Термин «святой город Москва» — «la sainte ville de Moskou» — держался крепко.

Тут действовали и воспоминания о Сергии, о Куликовской битве и победе над татарами, и о Троице-Сергиевой лавре и Кремле, осажденных врагом и выдержавших страшное лихолетье, о пребывании патриархов и о «сорока сороков» церквей.

Кстати, Наполеон принял эти «сорок сороков» за точную математическую истину, произвел соответствующее умножение (40 х 40) и написал жене, императрице Марии-Луизе, из Москвы: «Здесь тысяча шестьсот церквей».

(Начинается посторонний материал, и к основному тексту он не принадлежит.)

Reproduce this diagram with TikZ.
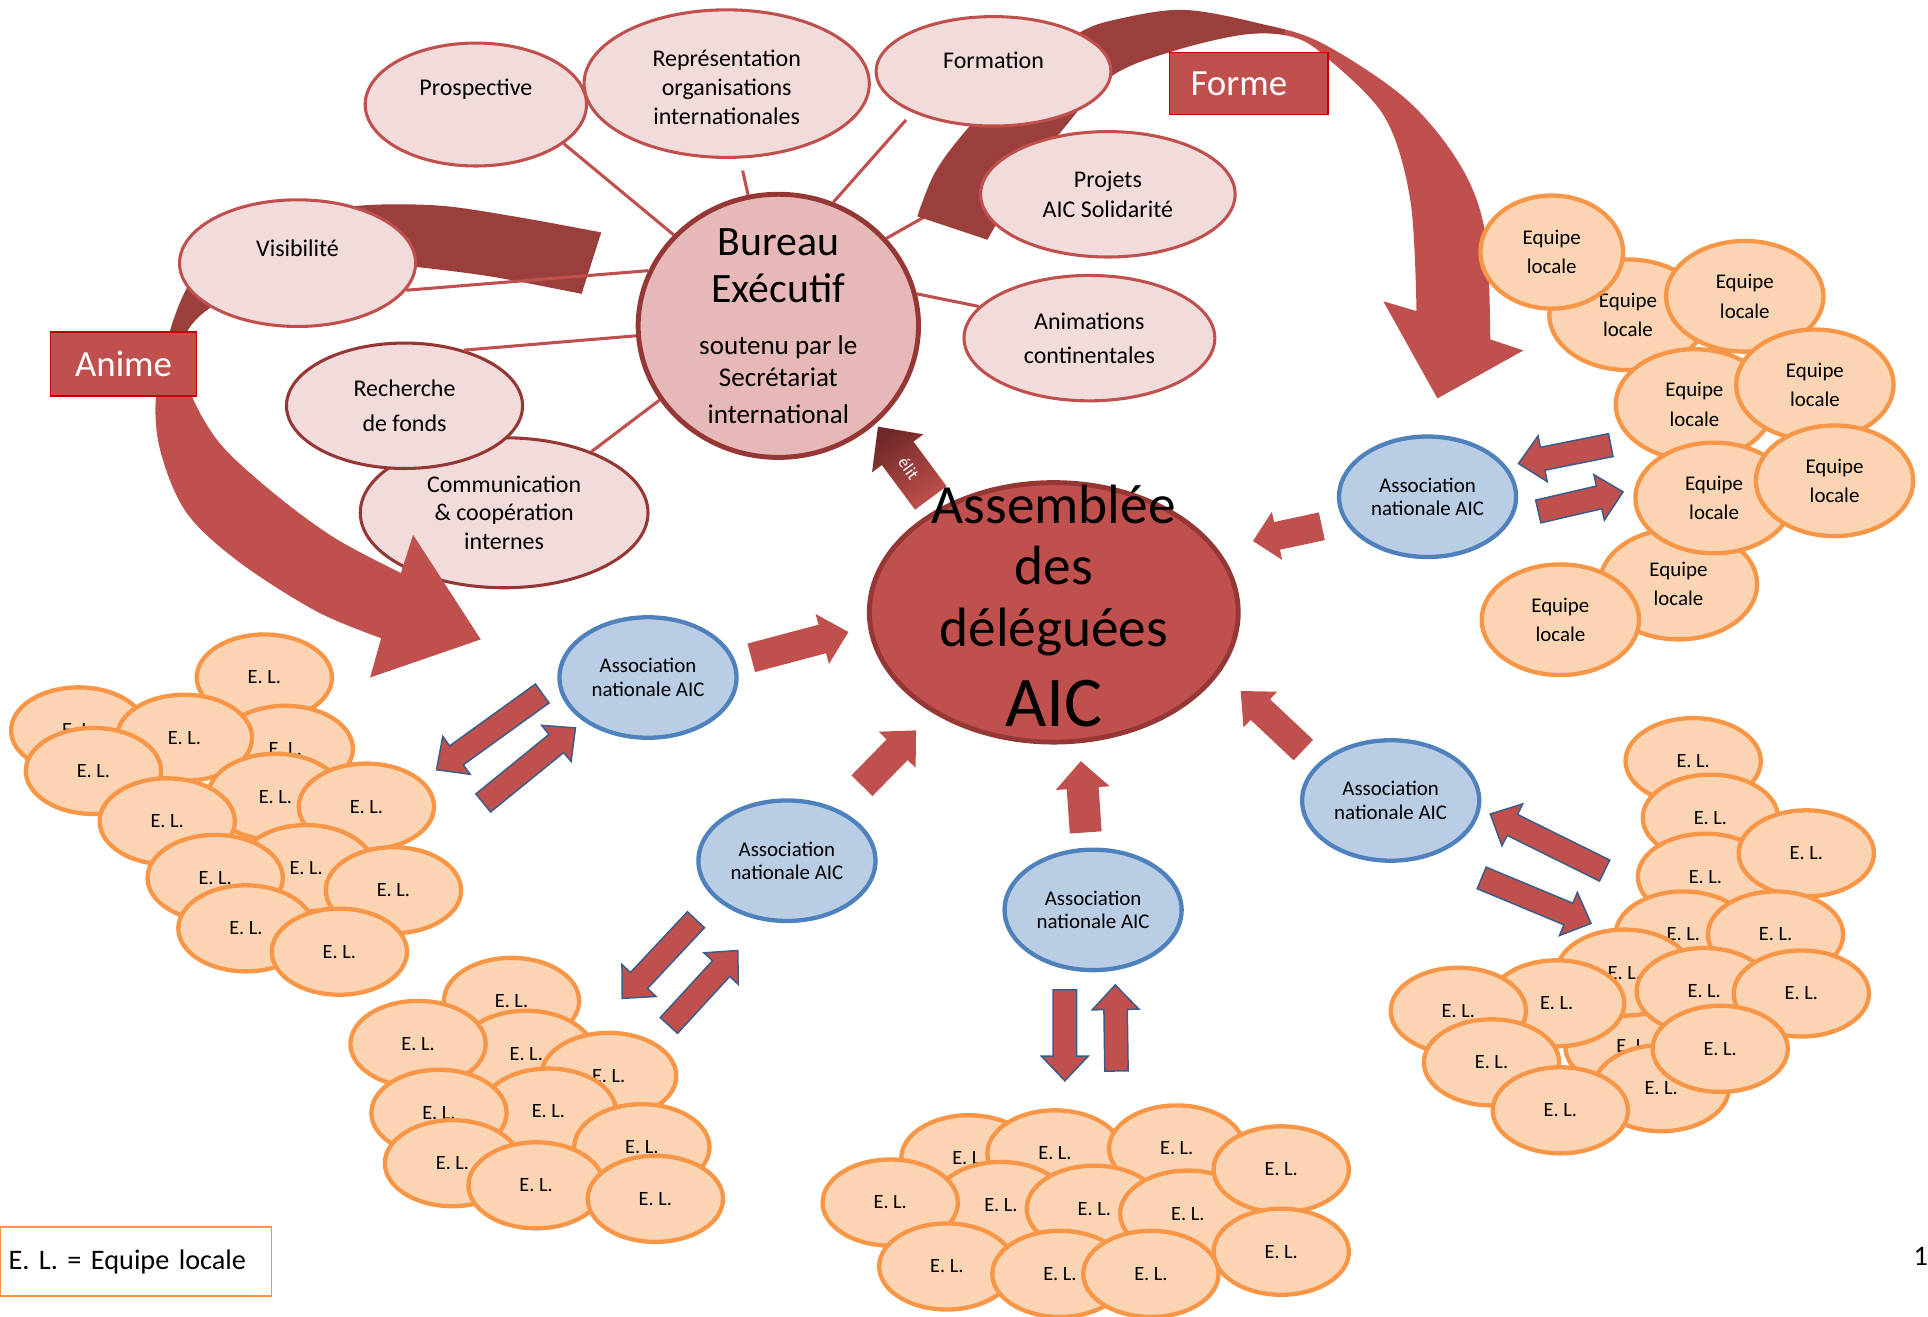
\documentclass[tikz,border=0pt]{standalone}
\usepackage{fontspec}
\setmainfont{Carlito}
\usetikzlibrary{shapes.geometric, calc, positioning}
\definecolor{aicred}{HTML}{C0504D}
\definecolor{aicdark}{HTML}{9B3F3D}
\definecolor{aicrim}{HTML}{953735}
\definecolor{aicpink}{HTML}{F2DCDB}
\definecolor{aicrose}{HTML}{E6B9B8}
\definecolor{aicbox}{HTML}{C00000}
\definecolor{assoblue}{HTML}{4F81BD}
\definecolor{assofill}{HTML}{B9CDE5}
\definecolor{arrowline}{HTML}{385D8A}
\definecolor{elorange}{HTML}{F79646}
\definecolor{elfill}{HTML}{FBD4B4}
\pgfdeclarelayer{back}
\pgfsetlayers{back,main}
\tikzset{every node/.style={inner sep=0pt},
  theme/.style={ellipse, draw=aicred, fill=aicpink, line width=2.5pt, align=center, font=\fontsize{19.5}{23.5}\selectfont},
  bureau/.style={ellipse, draw=aicrim, fill=aicrose, line width=4pt, minimum width=228pt, minimum height=214pt},
  assemblee/.style={ellipse, draw=aicrim, fill=aicred, line width=4pt, minimum width=300pt, minimum height=211pt},
  asso/.style={ellipse, draw=assoblue, fill=assofill, line width=3.5pt, minimum width=144pt, minimum height=98pt, align=center, font=\fontsize{17}{19}\selectfont},
  el/.style={ellipse, draw=elorange, fill=elfill, line width=3.5pt, minimum width=110pt, minimum height=70pt, font=\fontsize{16.5}{19}\selectfont},
  equipe/.style={ellipse, draw=elorange, fill=elfill, line width=3.5pt, minimum width=128pt, minimum height=90pt, align=center, font=\fontsize{17}{24}\selectfont},
  tag/.style={draw=aicbox, fill=aicred, line width=1pt, text=white, font=\fontsize{30}{32}\selectfont},
  link/.style={draw=aicred, line width=2.5pt},
  toassemblee/.style={fill=aicred},
  exchange/.style={fill=aicred, draw=arrowline, line width=1.2pt}}
\newcommand\blockarrow[6][]{%
  \coordinate (ah) at ($(#3)!#6!(#2)$);
  \path[#1] ($(#2)!#4!90:(#3)$) -- ($(ah)!#4!90:(#3)$) -- ($(ah)!#5!90:(#3)$) -- (#3)
    -- ($(ah)!#5!-90:(#3)$) -- ($(ah)!#4!-90:(#3)$) -- ($(#2)!#4!-90:(#3)$) -- cycle;}

\begin{document}
\begin{tikzpicture}[x=1pt, y=-1pt]
	\useasboundingbox (0,0) rectangle (1568,1071);
	\path[save path=\formeshape] plot[smooth, tension=0.55] coordinates {(746,176) (760,141) (784,108) (830,58) (877,27) (907,16) (962,8) (1024,19) (1075,35) (1144,81) (1188,135) (1208,190) (1212,276)}
		-- (1239,285) -- (1169,324) -- (1125,245)
		-- plot[smooth, tension=0.55] coordinates {(1152,253) (1147,163) (1126,95) (1078,46) (1051,30) (1013,28) (956,41) (904,62) (863,107) (830,150) (803,195)} -- cycle;
	\path[save path=\animeshape] plot[smooth, tension=0.55] coordinates {(489,189) (418,176) (354,167) (285,168) (215,183) (168,212) (151,236) (138,270) (127,320) (130,365) (151,416) (193,456) (257,497) (310,519)}
		-- (301,551) -- (391,520) -- (336,435)
		-- plot[smooth, tension=0.55] coordinates {(326,466) (273,438) (225,403) (180,362) (156,322) (150,290) (152,270) (170,251) (210,230) (290,212) (338,217) (400,225) (473,239)} -- cycle;

	\node[theme, minimum width=192pt, minimum height=103pt] (Visibilite) at (242,214) {Visibilité\\[-6pt]\strut};
	\node[theme, minimum width=180pt, minimum height=100pt] (Prospective) at (387,85) {Prospective\\[-3pt]\strut};
	\node[theme, minimum width=232pt, minimum height=120pt] (Representation) at (591,68) {\strut\\[-21pt]Représentation\\organisations\\internationales};
	\node[theme, minimum width=191pt, minimum height=89pt] (Formation) at (808,58) {Formation\\[-13pt]\strut};
	\node[theme, minimum width=207pt, minimum height=102pt, font=\fontsize{19.5}{24}\selectfont] (Projets) at (901,158) {Projets\\AIC Solidarité};
	\node[theme, minimum width=204pt, minimum height=102pt, font=\fontsize{19.5}{28}\selectfont] (Animations) at (886,275) {Animations\\continentales};
	\node[theme, draw=aicrim, minimum width=234pt, minimum height=122pt] (Communication) at (410,417) {Communication\\\& coopération\\internes};
	\node[theme, draw=aicrim, minimum width=192pt, minimum height=102pt, font=\fontsize{19.5}{28}\selectfont] (Recherche) at (329,330) {Recherche\\de fonds};
	\node[bureau] (Bureau) at (633,265) {};

	\begin{pgfonlayer}{back}
		\draw[link] (Bureau.39) -- (Projets.176);
		\begin{scope}
			\clip (0,0) rectangle (1045,400);
			\fill[aicdark, use path=\formeshape];
		\end{scope}
		\begin{scope}
			\clip (1045,0) rectangle (1568,400);
			\fill[aicred, use path=\formeshape];
		\end{scope}
		\begin{scope}
			\clip (0,0) rectangle (700,296);
			\fill[aicdark, use path=\animeshape];
		\end{scope}
	\end{pgfonlayer}
	\begin{scope}
		\clip (0,296) rectangle (700,700);
		\fill[aicred, use path=\animeshape];
	\end{scope}

	\draw[link] (Prospective.-24) -- (Bureau.139);
	\draw[link, shorten <=10pt] (Representation.-80) -- (Bureau.103);
	\draw[link, shorten <=8pt] (Formation.207) -- (Bureau.66);
	\draw[link] (Visibilite.-14) -- (Bureau.157);
	\draw[link] (Recherche.43) -- (Bureau.184);
	\draw[link] (Communication.35) -- (Bureau.212);
	\draw[link] (Bureau.13) -- (Animations.164);
	\node[font=\fontsize{34}{38}\selectfont, align=center] (BureauTitle) at (633,216) {Bureau\\Exécutif};
	\node[font=\fontsize{22}{26}\selectfont, align=center] (BureauSub) at (633,309) {soutenu par le\\Secrétariat\\[4pt]international};

	\coordinate (ElitTail) at (757,405);
	\coordinate (ElitTip) at (714,347);
	\blockarrow[top color=aicrim!75!black, bottom color=aicred, shading angle=36]{ElitTail}{ElitTip}{16pt}{26pt}{27pt}
	\node[rotate=-54, text=white, font=\fontsize{14}{16}\selectfont] (Elit) at (739,381) {élit};

	\node[tag, minimum width=119pt, minimum height=52pt] (Anime) at (100.5,296) {Anime};
	\node[tag, minimum width=129pt, minimum height=50pt] (Forme) at (1015.5,68) {\hspace*{-16pt}Forme};

	\node[assemblee] (Assemblee) at (857,498) {};
	\node[font=\fontsize{45}{50}\selectfont, align=center] (AssembleeText) at (857,464) {Assemblée\\des\\déléguées};
	\node[font=\fontsize{58}{60}\selectfont] (AssembleeAIC) at (857,572) {AIC};

	\coordinate (A1s) at (611,535); \coordinate (A1e) at (690,514);
	\coordinate (A2s) at (701,639); \coordinate (A2e) at (745,594);
	\coordinate (A3s) at (883,677); \coordinate (A3e) at (879,619);
	\coordinate (A4s) at (1060,610); \coordinate (A4e) at (1009,562);
	\coordinate (A5s) at (1075,428); \coordinate (A5e) at (1019,440);
	\blockarrow[toassemblee]{A1s}{A1e}{12pt}{21pt}{22pt}
	\blockarrow[toassemblee]{A2s}{A2e}{12pt}{21pt}{22pt}
	\blockarrow[toassemblee]{A3s}{A3e}{13pt}{22pt}{22pt}
	\blockarrow[toassemblee]{A4s}{A4e}{11.5pt}{20pt}{22pt}
	\blockarrow[toassemblee]{A5s}{A5e}{11.5pt}{20pt}{20pt}

	\node[asso] (Asso1) at (527,551) {Association\\nationale AIC};
	\node[asso] (Asso2) at (640,700) {Association\\nationale AIC};
	\node[asso] (Asso3) at (889,740) {Association\\nationale AIC};
	\node[asso] (Asso4) at (1131,651) {Association\\nationale AIC};
	\node[asso] (Asso5) at (1161,404) {Association\\nationale AIC};

	\coordinate (L1s) at (441,564); \coordinate (L1e) at (355,626);
	\coordinate (L2s) at (393,653); \coordinate (L2e) at (468,592);
	\coordinate (M1s) at (566,748); \coordinate (M1e) at (506,812);
	\coordinate (M2s) at (544,834); \coordinate (M2e) at (600,773);
	\coordinate (N1s) at (866,805); \coordinate (N1e) at (866,879);
	\coordinate (N2s) at (908,871); \coordinate (N2e) at (907,801);
	\coordinate (R1s) at (1305,708); \coordinate (R1e) at (1212,662);
	\coordinate (R2s) at (1205,714); \coordinate (R2e) at (1294,751);
	\coordinate (S1s) at (1310,362); \coordinate (S1e) at (1235,377);
	\coordinate (S2s) at (1251,416); \coordinate (S2e) at (1320,400);
	\foreach \s/\e in {L1s/L1e, L2s/L2e, M1s/M1e, M2s/M2e, N1s/N1e, N2s/N2e, R1s/R1e, R2s/R2e, S1s/S1e, S2s/S2e}
		\blockarrow[exchange]{\s}{\e}{9.5pt}{19pt}{20pt};

	\foreach \x/\y [count=\i] in {215/551, 64/594, 232/609, 150/600, 76/627, 224/648, 298/656, 136/668, 249/706, 175/714, 320/724, 200/755, 276/774}
		\node[el] (ElWest\i) at (\x,\y) {E. L.};
	\foreach \x/\y [count=\i] in {416/814, 428/857, 340/849, 495/875, 446/904, 357/905, 522/933, 368/946, 436/964, 533/975}
		\node[el] (ElSouthWest\i) at (\x,\y) {E. L.};
	\foreach \x/\y [count=\i] in {788/942, 858/938, 957/934, 814/980, 724/978, 890/983, 966/987, 1042/951, 1042/1018, 770/1030, 862/1036, 936/1036}
		\node[el] (ElSouth\i) at (\x,\y) {E. L.};
	\foreach \x/\y [count=\i] in {1377/619, 1391/665, 1387/713, 1469/694, 1369/760, 1444/760, 1328/851, 1321/791, 1386/806, 1465/808, 1266/816, 1186/822, 1351/885, 1399/853, 1213/864, 1269/903}
		\node[el] (ElEast\i) at (\x,\y) {E. L.};
	\node[equipe] (Equipe1) at (1324,256) {Equipe\\locale};
	\node[equipe, minimum width=116pt, minimum height=92pt] (Equipe2) at (1262,205) {Equipe\\locale};
	\foreach \x/\y [count=\i from 3] in {1419/241, 1378/329, 1476/313, 1365/475, 1394/405, 1492/391, 1269/504}
		\node[equipe] (Equipe\i) at (\x,\y) {Equipe\\locale};

	\node[draw=elorange, line width=1.2pt, fill=white, minimum width=221pt, minimum height=56pt, text width=207pt, align=left, font=\fontsize{23}{26}\selectfont] (Legend) at (110.5,1026) {E. L. = Equipe locale};
	\node[anchor=west, font=\fontsize{23}{26}\selectfont] (PageNum) at (1556,1022) {1};
\end{tikzpicture}
\end{document}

Итак все, что Наполеон знал о Москве, сводилось (с единственно интересовавшей его точки зрения) к тому, что религиозное, «суеверное» (он всегда применял этот термин) население России покорится, так как сочтет потерю Москвы за веление свыше и за указание перста Божьего.

Словом, и стратегическо-политические соображения, и психологические мотивы, и трезвые (как ему казалось) расчеты на использование «суеверных» чувств русского народа, связанных, по убеждению Наполеона, именно со старой столицей, — все это предопределило путь завоевателя. В Витебске уже приходили к концу все колебания.

Еще в Смоленске, когда Мюрат, король неаполитанский, бросился на колени перед императором, умоляя его не идти дальше и повторяя, что Москва — это гибель.

Наполеон сделал попытку заключить мир до Москвы и предложил взятому в плен Тучкову-третьему дать знать об этом Александру I. Ответа не было, и император двинулся дальше, к желанному миру, который его ждет в Кремле.

14 сентября Наполеон уже стоял на Поклонной горе и глядел на залитую солнцем великолепную, с ее причудливыми, непривычными глазу императора очертаниями панораму, любуясь восточной красавицей, как тогда часто называли Москву побывавшие в ней иностранцы. Воображение Байрона увековечило эту минуту.